MATERIAL:
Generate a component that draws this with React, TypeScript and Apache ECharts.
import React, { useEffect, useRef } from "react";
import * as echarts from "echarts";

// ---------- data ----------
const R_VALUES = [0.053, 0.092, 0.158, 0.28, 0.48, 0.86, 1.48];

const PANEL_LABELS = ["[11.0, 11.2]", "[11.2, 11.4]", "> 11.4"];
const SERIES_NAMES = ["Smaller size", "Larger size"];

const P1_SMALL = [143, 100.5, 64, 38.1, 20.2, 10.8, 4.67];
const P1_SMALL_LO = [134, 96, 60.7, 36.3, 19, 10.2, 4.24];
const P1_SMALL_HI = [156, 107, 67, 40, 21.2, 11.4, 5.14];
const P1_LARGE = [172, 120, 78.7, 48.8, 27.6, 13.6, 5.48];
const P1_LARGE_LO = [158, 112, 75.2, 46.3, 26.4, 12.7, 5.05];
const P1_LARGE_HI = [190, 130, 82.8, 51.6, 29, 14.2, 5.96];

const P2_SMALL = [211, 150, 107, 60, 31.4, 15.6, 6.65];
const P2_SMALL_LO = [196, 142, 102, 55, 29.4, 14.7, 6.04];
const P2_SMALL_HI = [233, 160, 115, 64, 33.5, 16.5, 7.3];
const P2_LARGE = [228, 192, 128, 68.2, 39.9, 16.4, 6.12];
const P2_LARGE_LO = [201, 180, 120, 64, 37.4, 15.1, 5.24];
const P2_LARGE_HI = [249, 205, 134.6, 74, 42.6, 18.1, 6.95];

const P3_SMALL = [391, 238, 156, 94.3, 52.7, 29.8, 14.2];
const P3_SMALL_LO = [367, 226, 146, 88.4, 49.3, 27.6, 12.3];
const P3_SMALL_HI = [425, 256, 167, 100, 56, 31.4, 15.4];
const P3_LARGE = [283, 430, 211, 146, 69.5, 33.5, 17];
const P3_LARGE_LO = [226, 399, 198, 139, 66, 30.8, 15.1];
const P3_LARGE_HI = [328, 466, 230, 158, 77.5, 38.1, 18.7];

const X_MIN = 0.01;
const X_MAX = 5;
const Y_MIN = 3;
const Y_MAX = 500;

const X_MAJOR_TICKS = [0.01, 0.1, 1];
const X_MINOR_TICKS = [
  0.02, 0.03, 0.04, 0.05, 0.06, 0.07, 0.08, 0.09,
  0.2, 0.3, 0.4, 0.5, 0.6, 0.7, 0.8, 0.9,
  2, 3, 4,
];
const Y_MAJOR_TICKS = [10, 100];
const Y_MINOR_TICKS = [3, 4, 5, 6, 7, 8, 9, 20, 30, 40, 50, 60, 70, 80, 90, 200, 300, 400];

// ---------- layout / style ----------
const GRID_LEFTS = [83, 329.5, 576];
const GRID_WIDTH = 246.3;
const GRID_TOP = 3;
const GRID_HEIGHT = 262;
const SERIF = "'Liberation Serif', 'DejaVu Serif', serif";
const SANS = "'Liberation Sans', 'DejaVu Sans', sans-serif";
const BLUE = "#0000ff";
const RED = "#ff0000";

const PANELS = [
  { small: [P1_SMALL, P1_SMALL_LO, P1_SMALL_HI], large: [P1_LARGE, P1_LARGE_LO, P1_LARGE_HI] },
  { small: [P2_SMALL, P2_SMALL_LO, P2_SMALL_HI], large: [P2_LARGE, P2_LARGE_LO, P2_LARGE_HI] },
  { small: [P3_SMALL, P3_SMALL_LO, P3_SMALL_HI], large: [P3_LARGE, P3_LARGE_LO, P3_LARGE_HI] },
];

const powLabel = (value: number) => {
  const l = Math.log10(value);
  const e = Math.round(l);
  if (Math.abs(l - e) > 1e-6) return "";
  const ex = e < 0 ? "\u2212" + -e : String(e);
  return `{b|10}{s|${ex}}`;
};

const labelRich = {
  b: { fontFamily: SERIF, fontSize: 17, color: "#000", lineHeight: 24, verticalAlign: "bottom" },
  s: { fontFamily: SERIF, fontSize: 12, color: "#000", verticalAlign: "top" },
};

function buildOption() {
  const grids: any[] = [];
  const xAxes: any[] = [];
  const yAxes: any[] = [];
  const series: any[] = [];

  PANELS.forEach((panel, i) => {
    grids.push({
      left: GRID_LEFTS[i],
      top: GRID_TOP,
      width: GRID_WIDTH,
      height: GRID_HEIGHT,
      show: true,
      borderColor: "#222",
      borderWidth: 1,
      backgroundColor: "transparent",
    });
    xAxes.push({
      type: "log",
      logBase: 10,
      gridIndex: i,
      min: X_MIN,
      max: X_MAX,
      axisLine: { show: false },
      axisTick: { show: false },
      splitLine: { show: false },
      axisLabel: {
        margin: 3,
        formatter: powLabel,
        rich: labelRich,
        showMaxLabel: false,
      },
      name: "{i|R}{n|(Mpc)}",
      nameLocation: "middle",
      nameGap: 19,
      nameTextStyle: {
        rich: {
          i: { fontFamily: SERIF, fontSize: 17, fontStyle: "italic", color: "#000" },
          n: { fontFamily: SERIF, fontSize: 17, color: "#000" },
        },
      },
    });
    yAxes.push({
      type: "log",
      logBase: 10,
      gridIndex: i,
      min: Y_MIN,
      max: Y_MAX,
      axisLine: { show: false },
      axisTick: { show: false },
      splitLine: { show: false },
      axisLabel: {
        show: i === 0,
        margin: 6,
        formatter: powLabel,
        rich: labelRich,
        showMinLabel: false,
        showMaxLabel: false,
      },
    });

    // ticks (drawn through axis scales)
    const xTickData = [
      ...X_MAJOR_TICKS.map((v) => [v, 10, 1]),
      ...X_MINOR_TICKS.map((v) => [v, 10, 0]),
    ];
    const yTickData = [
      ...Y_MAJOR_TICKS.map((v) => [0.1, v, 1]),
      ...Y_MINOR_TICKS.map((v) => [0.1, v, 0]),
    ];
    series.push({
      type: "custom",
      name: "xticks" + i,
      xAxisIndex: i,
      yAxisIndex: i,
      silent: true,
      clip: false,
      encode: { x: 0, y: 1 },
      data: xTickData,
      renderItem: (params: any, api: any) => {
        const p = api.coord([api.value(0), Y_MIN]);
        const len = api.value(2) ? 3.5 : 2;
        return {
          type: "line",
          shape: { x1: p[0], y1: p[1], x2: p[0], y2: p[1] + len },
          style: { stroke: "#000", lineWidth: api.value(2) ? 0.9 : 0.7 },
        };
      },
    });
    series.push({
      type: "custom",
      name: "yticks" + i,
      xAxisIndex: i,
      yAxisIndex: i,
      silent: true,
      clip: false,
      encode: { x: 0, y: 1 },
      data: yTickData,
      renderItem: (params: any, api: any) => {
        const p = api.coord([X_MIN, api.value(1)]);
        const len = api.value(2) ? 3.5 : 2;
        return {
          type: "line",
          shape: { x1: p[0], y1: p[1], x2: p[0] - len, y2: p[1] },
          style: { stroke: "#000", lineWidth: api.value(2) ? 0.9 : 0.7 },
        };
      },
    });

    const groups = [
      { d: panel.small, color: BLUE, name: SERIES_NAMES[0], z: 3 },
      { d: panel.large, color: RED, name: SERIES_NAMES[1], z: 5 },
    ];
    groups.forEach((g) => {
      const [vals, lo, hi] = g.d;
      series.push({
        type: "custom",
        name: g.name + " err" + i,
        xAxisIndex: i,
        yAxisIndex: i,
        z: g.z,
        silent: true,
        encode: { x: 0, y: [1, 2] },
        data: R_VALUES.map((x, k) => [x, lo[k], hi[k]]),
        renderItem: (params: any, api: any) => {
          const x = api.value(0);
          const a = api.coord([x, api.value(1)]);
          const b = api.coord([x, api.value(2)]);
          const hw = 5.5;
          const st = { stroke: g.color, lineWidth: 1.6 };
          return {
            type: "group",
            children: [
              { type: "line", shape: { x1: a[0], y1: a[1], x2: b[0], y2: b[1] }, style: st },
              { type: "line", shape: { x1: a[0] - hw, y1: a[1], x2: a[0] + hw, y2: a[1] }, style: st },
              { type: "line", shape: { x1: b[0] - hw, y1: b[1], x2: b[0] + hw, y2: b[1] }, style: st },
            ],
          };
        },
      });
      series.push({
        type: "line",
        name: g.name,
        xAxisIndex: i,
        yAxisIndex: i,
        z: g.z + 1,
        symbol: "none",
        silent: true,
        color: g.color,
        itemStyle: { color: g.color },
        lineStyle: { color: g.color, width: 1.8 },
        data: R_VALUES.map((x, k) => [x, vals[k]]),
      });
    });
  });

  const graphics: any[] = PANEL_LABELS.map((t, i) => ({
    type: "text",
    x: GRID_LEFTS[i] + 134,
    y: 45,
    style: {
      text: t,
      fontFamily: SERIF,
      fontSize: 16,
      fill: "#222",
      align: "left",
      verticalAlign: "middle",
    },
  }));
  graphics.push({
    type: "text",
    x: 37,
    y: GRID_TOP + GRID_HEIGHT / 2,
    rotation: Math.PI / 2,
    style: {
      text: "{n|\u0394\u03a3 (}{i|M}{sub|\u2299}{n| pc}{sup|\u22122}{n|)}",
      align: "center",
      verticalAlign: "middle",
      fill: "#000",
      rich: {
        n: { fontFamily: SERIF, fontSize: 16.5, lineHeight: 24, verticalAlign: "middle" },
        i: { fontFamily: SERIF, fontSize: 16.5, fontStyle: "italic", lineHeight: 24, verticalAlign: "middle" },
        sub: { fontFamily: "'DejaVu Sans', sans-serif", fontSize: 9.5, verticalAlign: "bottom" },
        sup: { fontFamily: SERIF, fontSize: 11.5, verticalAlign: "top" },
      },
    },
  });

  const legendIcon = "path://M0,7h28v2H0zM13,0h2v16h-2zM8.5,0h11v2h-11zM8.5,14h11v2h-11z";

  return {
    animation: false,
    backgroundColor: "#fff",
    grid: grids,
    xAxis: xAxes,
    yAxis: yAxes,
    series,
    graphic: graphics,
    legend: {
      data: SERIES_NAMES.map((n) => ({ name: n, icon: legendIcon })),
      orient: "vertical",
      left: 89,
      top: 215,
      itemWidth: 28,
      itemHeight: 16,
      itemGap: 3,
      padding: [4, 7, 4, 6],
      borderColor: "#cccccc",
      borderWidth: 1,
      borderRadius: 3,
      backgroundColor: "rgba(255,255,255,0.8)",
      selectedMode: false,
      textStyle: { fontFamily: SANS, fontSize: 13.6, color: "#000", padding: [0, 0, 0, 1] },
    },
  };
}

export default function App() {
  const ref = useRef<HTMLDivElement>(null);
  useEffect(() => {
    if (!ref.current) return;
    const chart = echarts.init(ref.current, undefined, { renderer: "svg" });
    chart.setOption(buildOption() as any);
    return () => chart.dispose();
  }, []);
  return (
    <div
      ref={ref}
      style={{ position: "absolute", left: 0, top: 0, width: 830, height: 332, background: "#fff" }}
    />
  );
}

TASK DESCRIPTION: Copy out only the lines running from the beginning of the data to the line with "const P2_LARGE_HI = [249, 205, 134.6, 74, 42.6, 18.1, 6.95];", both ends included.

RESULT OF THIS TASK:
Generate a component that draws this with React, TypeScript and Apache ECharts.
import React, { useEffect, useRef } from "react";
import * as echarts from "echarts";

// ---------- data ----------
const R_VALUES = [0.053, 0.092, 0.158, 0.28, 0.48, 0.86, 1.48];

const PANEL_LABELS = ["[11.0, 11.2]", "[11.2, 11.4]", "> 11.4"];
const SERIES_NAMES = ["Smaller size", "Larger size"];

const P1_SMALL = [143, 100.5, 64, 38.1, 20.2, 10.8, 4.67];
const P1_SMALL_LO = [134, 96, 60.7, 36.3, 19, 10.2, 4.24];
const P1_SMALL_HI = [156, 107, 67, 40, 21.2, 11.4, 5.14];
const P1_LARGE = [172, 120, 78.7, 48.8, 27.6, 13.6, 5.48];
const P1_LARGE_LO = [158, 112, 75.2, 46.3, 26.4, 12.7, 5.05];
const P1_LARGE_HI = [190, 130, 82.8, 51.6, 29, 14.2, 5.96];

const P2_SMALL = [211, 150, 107, 60, 31.4, 15.6, 6.65];
const P2_SMALL_LO = [196, 142, 102, 55, 29.4, 14.7, 6.04];
const P2_SMALL_HI = [233, 160, 115, 64, 33.5, 16.5, 7.3];
const P2_LARGE = [228, 192, 128, 68.2, 39.9, 16.4, 6.12];
const P2_LARGE_LO = [201, 180, 120, 64, 37.4, 15.1, 5.24];
const P2_LARGE_HI = [249, 205, 134.6, 74, 42.6, 18.1, 6.95];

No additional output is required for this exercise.